For their own sake, the red shirts must join the roadmap, whether it is a noble process or just a game. The movement is now without a reliable leader and it must have realised that any hint of a repeat of the turbulence of the past two months will be opposed by the general public and pre-empted by the government. The red shirts will have to play along until there comes a time when their real power can talk for them at the ballot box.
That's the easy part. Joining the roadmap or "pretending" to go along would not require much. Even "winning" the next election is not the most difficult thing in the world. What would be harder, though, is ditching the figure that caused the red shirts to be in this predicament in the first place. Thaksin Shinawatra, whether he has been the red shirts' dark shadow or inspiration, will have to be ejected. It's high time red shirts show the movement really has gone far "beyond" the man.
Prime Minister Abhisit was right when he pointed out that the yellow shirts were not hell-bent on demolishing a rival political party. The campaigns against the Samak government, he noted, began after the ruling People Power Party vowed to launch constitutional changes to absolve Thaksin and bring him back from exile. That PPP government could still be here, although Samak has passed away, if it had just concentrated on real national issues.
During their volatile protest, the red shirts claimed that the real national issue was that the voice of the poor, their choice of a leader, was never accepted. That is not true. Only Thaksin has been rejected, as modern Thai history will show. Chatichai Choonhavan, arguably a rural choice because he was not much favoured by Bangkok, was overthrown by a coup. But who responded by staging an uprising against the military? It was the middle class in Bangkok.
Then there's Chavalit Yongchaiyudh, who was, again, not a Bangkok favourite, but everyone knows what brought about his downfall. It had absolutely nothing to do with the mysterious "elite" mentality.
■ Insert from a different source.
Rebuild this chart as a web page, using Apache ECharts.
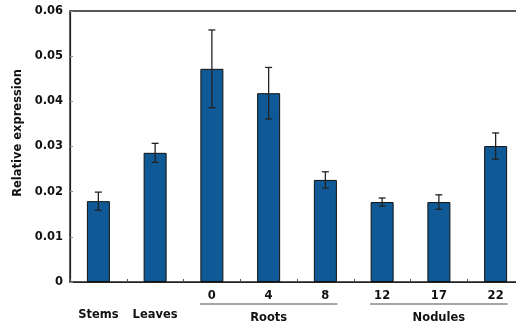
<!DOCTYPE html>
<html><head><meta charset="utf-8">
<script src="https://cdn.jsdelivr.net/npm/echarts@6/dist/echarts.min.js"></script>
<style>html,body{margin:0;padding:0;background:#fff}#c{width:516px;height:326px}</style>
</head><body><div id="c"></div>
<script>
const categories = ['Stems','Leaves','0','4','8','12','17','22'];
const values = [0.0179, 0.0286, 0.0472, 0.0418, 0.0226, 0.0177, 0.0177, 0.0301];
const errors = [0.0020, 0.0021, 0.0086, 0.0057, 0.0018, 0.0009, 0.0016, 0.0029];
const yTicks = [0, 0.01, 0.02, 0.03, 0.04, 0.05, 0.06];
const groups = [
  {name: 'Roots', from: 2, to: 4},
  {name: 'Nodules', from: 5, to: 7}
];
const yTitle = 'Relative expression';

const font = 'DejaVu Sans, Verdana, sans-serif';
const chart = echarts.init(document.getElementById('c'), null, {renderer: 'canvas'});
const errData = values.map((v, i) => [i, v - errors[i], v + errors[i]]);

chart.setOption({
  animation: false,
  grid: {left: 70, top: 11, width: 454, bottom: 44, outerBoundsMode: 'none', containLabel: false,
         show: true, borderColor: '#222', borderWidth: 1.4, backgroundColor: 'transparent'},
  xAxis: {
    type: 'category', data: categories,
    axisLine: {lineStyle: {color: '#222', width: 1.2}},
    axisTick: {show: true, inside: true, length: 3, lineStyle: {color: '#555'}},
    axisLabel: {
      interval: 0, margin: 8, color: '#111', fontFamily: font, fontWeight: 'bold', fontSize: 11.5,
      formatter: function (v, i) { return i < 2 ? '{low|' + v + '}' : v; },
      rich: {low: {padding: [19, 0, 0, 0], color: '#111', fontFamily: font, fontWeight: 'bold', fontSize: 11.5}}
    }
  },
  yAxis: {
    type: 'value', min: 0, max: 0.06, interval: 0.01,
    axisLine: {show: true, lineStyle: {color: '#222', width: 1.2}},
    axisTick: {show: true, inside: true, length: 3, lineStyle: {color: '#888'}},
    splitLine: {show: false},
    axisLabel: {margin: 7, color: '#111', fontFamily: font, fontWeight: 'bold', fontSize: 11.5,
      formatter: function (v) { const t = yTicks.find(x => Math.abs(x - v) < 1e-9); return t === 0 ? '0' : t.toFixed(2); }}
  },
  series: [
    {type: 'bar', data: values, barWidth: 23,
     itemStyle: {color: '#0f5a96', borderColor: '#111', borderWidth: 1}},
    {type: 'custom', data: errData, z: 10,
     renderItem: function (params, api) {
       const x = api.value(0);
       const lo = api.coord([x, api.value(1)]);
       const hi = api.coord([x, api.value(2)]);
       const w = 3.5;
       const st = {stroke: '#222', lineWidth: 1.3};
       return {type: 'group', children: [
         {type: 'line', shape: {x1: lo[0], y1: lo[1], x2: hi[0], y2: hi[1]}, style: st},
         {type: 'line', shape: {x1: hi[0] - w, y1: hi[1], x2: hi[0] + w, y2: hi[1]}, style: st},
         {type: 'line', shape: {x1: lo[0] - w, y1: lo[1], x2: lo[0] + w, y2: lo[1]}, style: st}
       ]};
     }}
  ]
});

const gfx = [];
const y0 = chart.convertToPixel({yAxisIndex: 0}, 0);
groups.forEach(g => {
  const a = chart.convertToPixel({xAxisIndex: 0}, categories[g.from]);
  const b = chart.convertToPixel({xAxisIndex: 0}, categories[g.to]);
  const ly = y0 + 22;
  gfx.push({type: 'line', shape: {x1: a - 12, y1: ly, x2: b + 12, y2: ly}, style: {stroke: '#888', lineWidth: 1.5}});
  gfx.push({type: 'text', x: (a + b) / 2, y: ly + 14, style: {text: g.name, fill: '#111', font: 'bold 11.5px ' + font, textAlign: 'center', textVerticalAlign: 'middle'}});
});
gfx.push({type: 'text', x: 18, y: 133, rotation: Math.PI / 2,
  style: {text: yTitle, fill: '#111', font: 'bold 11.5px ' + font, textAlign: 'center', textVerticalAlign: 'middle'}});
chart.setOption({graphic: gfx});
</script></body></html>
Chuan Leekpai, who succeeded Chavalit as premier, was forced to leave office by a Democrat Party corruption scandal that now seems trivial, which gave rise to the Thaksin regime. Where were the "elite" to help Chuan if the Democrats' beloved son? There was no blocking of rural choices at all costs. Thai politics might not be the most decent of games, but take Thaksin away from the equation, and ask if there really is a conspiracy against poor people's choices.
Any red shirt-supported party should be able to still comfortably win an election. This, then, means the movement is far from fading away. But can the red shirts become a force to really form a government by the people and for the people? Surely, they can, but first they may have to admit that democracy is not just about the right to make a choice, but also about admitting any wrong choices have also been made.